- _Exercise instructions_
Return all entries word for word, but drop any images.

---+---

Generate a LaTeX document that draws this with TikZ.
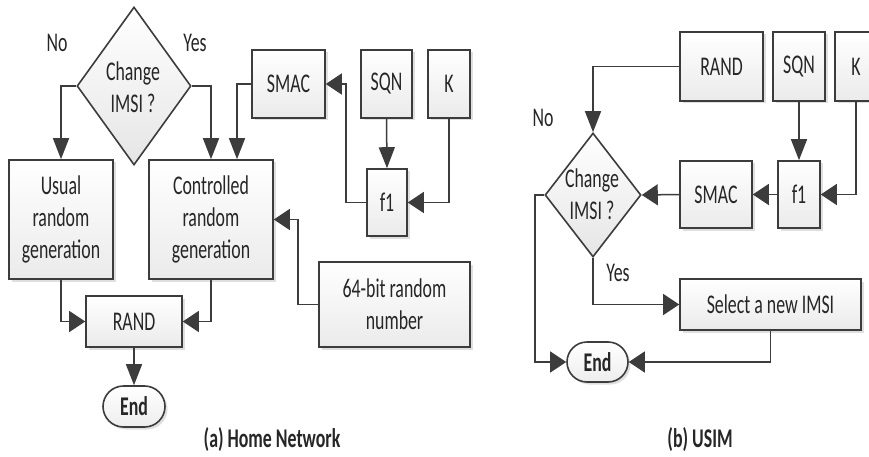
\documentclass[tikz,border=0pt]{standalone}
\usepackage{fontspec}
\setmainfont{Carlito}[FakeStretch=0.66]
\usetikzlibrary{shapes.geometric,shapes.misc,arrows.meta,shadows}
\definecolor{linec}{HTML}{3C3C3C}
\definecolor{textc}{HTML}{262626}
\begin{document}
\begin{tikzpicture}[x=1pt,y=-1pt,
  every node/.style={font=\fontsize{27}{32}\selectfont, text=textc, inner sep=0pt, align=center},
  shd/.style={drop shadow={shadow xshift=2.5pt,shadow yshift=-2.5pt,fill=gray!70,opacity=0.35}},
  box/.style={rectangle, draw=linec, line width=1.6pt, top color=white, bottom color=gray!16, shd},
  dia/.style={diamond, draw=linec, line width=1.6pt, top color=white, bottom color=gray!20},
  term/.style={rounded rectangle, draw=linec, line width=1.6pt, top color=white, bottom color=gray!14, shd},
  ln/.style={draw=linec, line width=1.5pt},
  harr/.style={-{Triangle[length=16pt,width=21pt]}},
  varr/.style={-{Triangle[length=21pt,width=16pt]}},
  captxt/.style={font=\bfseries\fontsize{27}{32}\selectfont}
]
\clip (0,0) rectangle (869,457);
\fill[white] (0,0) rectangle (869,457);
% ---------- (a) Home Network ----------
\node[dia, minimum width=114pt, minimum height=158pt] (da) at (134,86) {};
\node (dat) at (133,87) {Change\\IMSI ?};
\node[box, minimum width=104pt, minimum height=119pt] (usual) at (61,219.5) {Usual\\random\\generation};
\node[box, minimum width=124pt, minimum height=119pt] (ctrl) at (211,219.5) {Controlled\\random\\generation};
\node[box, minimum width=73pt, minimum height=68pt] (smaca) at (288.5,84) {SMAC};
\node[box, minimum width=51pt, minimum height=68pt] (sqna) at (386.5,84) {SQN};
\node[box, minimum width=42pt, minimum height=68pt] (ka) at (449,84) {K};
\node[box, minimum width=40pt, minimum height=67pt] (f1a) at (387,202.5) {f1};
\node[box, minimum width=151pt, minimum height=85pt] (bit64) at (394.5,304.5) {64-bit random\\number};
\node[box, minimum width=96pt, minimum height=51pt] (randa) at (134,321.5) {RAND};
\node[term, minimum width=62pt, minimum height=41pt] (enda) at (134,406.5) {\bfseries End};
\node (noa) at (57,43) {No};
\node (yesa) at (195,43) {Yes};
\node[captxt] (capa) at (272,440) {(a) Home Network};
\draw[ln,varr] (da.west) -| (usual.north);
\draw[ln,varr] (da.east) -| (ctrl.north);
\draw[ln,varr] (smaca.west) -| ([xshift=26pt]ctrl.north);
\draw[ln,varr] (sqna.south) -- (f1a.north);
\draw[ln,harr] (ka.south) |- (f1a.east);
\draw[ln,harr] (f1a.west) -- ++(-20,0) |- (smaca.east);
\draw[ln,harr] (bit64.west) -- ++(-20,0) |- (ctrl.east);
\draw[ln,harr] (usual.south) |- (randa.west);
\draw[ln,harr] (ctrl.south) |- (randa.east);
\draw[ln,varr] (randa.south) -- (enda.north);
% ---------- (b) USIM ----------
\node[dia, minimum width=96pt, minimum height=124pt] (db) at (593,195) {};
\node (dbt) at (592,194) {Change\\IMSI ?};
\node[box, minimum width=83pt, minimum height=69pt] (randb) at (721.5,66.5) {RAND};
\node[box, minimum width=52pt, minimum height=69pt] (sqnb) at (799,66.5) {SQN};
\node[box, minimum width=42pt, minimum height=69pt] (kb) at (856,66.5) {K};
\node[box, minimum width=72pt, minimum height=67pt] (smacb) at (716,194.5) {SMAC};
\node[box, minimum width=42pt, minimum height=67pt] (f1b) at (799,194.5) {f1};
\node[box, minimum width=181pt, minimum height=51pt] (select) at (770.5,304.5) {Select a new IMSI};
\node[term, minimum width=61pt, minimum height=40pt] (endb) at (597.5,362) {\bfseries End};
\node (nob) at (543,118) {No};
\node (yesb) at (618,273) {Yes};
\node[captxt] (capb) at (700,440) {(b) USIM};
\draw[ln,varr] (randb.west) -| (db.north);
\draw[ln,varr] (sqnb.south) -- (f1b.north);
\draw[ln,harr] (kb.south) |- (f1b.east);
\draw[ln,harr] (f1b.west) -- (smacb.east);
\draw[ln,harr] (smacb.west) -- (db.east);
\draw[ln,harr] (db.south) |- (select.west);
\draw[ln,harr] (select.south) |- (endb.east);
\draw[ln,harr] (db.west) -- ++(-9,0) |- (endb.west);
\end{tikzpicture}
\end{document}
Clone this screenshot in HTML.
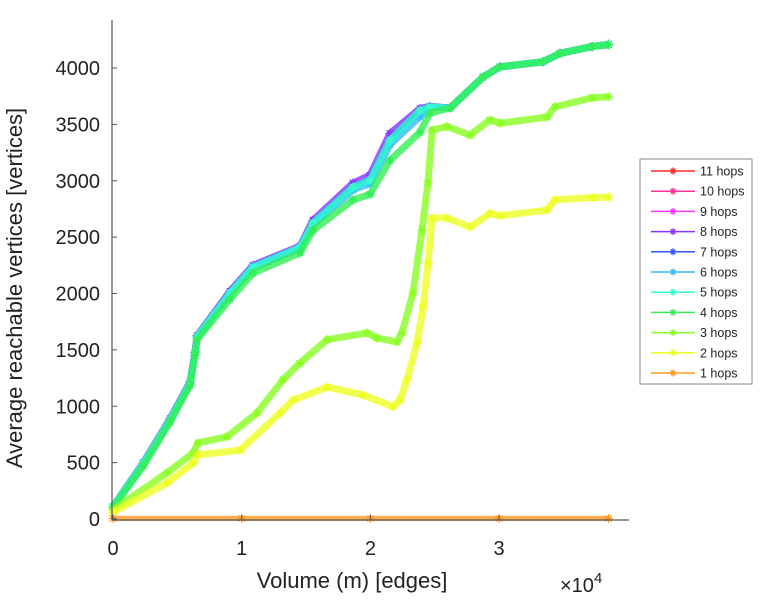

---+---

- _Answer to this task_
Generate a LaTeX document that draws this with TikZ.
\documentclass[tikz,border=0pt]{standalone}
\usepackage{fontspec}
\setmainfont{Carlito}[FakeStretch=0.66]
\usetikzlibrary{shapes.geometric,shapes.misc,arrows.meta,shadows}
\definecolor{linec}{HTML}{3C3C3C}
\definecolor{textc}{HTML}{262626}
\begin{document}
\begin{tikzpicture}[x=1pt,y=-1pt,
  every node/.style={font=\fontsize{27}{32}\selectfont, text=textc, inner sep=0pt, align=center},
  shd/.style={drop shadow={shadow xshift=2.5pt,shadow yshift=-2.5pt,fill=gray!70,opacity=0.35}},
  box/.style={rectangle, draw=linec, line width=1.6pt, top color=white, bottom color=gray!16, shd},
  dia/.style={diamond, draw=linec, line width=1.6pt, top color=white, bottom color=gray!20},
  term/.style={rounded rectangle, draw=linec, line width=1.6pt, top color=white, bottom color=gray!14, shd},
  ln/.style={draw=linec, line width=1.5pt},
  harr/.style={-{Triangle[length=16pt,width=21pt]}},
  varr/.style={-{Triangle[length=21pt,width=16pt]}},
  captxt/.style={font=\bfseries\fontsize{27}{32}\selectfont}
]
\clip (0,0) rectangle (869,457);
\fill[white] (0,0) rectangle (869,457);
% ---------- (a) Home Network ----------
\node[dia, minimum width=114pt, minimum height=158pt] (da) at (134,86) {};
\node (dat) at (133,87) {Change\\IMSI ?};
\node[box, minimum width=104pt, minimum height=119pt] (usual) at (61,219.5) {Usual\\random\\generation};
\node[box, minimum width=124pt, minimum height=119pt] (ctrl) at (211,219.5) {Controlled\\random\\generation};
\node[box, minimum width=73pt, minimum height=68pt] (smaca) at (288.5,84) {SMAC};
\node[box, minimum width=51pt, minimum height=68pt] (sqna) at (386.5,84) {SQN};
\node[box, minimum width=42pt, minimum height=68pt] (ka) at (449,84) {K};
\node[box, minimum width=40pt, minimum height=67pt] (f1a) at (387,202.5) {f1};
\node[box, minimum width=151pt, minimum height=85pt] (bit64) at (394.5,304.5) {64-bit random\\number};
\node[box, minimum width=96pt, minimum height=51pt] (randa) at (134,321.5) {RAND};
\node[term, minimum width=62pt, minimum height=41pt] (enda) at (134,406.5) {\bfseries End};
\node (noa) at (57,43) {No};
\node (yesa) at (195,43) {Yes};
\node[captxt] (capa) at (272,440) {(a) Home Network};
\draw[ln,varr] (da.west) -| (usual.north);
\draw[ln,varr] (da.east) -| (ctrl.north);
\draw[ln,varr] (smaca.west) -| ([xshift=26pt]ctrl.north);
\draw[ln,varr] (sqna.south) -- (f1a.north);
\draw[ln,harr] (ka.south) |- (f1a.east);
\draw[ln,harr] (f1a.west) -- ++(-20,0) |- (smaca.east);
\draw[ln,harr] (bit64.west) -- ++(-20,0) |- (ctrl.east);
\draw[ln,harr] (usual.south) |- (randa.west);
\draw[ln,harr] (ctrl.south) |- (randa.east);
\draw[ln,varr] (randa.south) -- (enda.north);
% ---------- (b) USIM ----------
\node[dia, minimum width=96pt, minimum height=124pt] (db) at (593,195) {};
\node (dbt) at (592,194) {Change\\IMSI ?};
\node[box, minimum width=83pt, minimum height=69pt] (randb) at (721.5,66.5) {RAND};
\node[box, minimum width=52pt, minimum height=69pt] (sqnb) at (799,66.5) {SQN};
\node[box, minimum width=42pt, minimum height=69pt] (kb) at (856,66.5) {K};
\node[box, minimum width=72pt, minimum height=67pt] (smacb) at (716,194.5) {SMAC};
\node[box, minimum width=42pt, minimum height=67pt] (f1b) at (799,194.5) {f1};
\node[box, minimum width=181pt, minimum height=51pt] (select) at (770.5,304.5) {Select a new IMSI};
\node[term, minimum width=61pt, minimum height=40pt] (endb) at (597.5,362) {\bfseries End};
\node (nob) at (543,118) {No};
\node (yesb) at (618,273) {Yes};
\node[captxt] (capb) at (700,440) {(b) USIM};
\draw[ln,varr] (randb.west) -| (db.north);
\draw[ln,varr] (sqnb.south) -- (f1b.north);
\draw[ln,harr] (kb.south) |- (f1b.east);
\draw[ln,harr] (f1b.west) -- (smacb.east);
\draw[ln,harr] (smacb.west) -- (db.east);
\draw[ln,harr] (db.south) |- (select.west);
\draw[ln,harr] (select.south) |- (endb.east);
\draw[ln,harr] (db.west) -- ++(-9,0) |- (endb.west);
\end{tikzpicture}
\end{document}
Clone this screenshot in HTML.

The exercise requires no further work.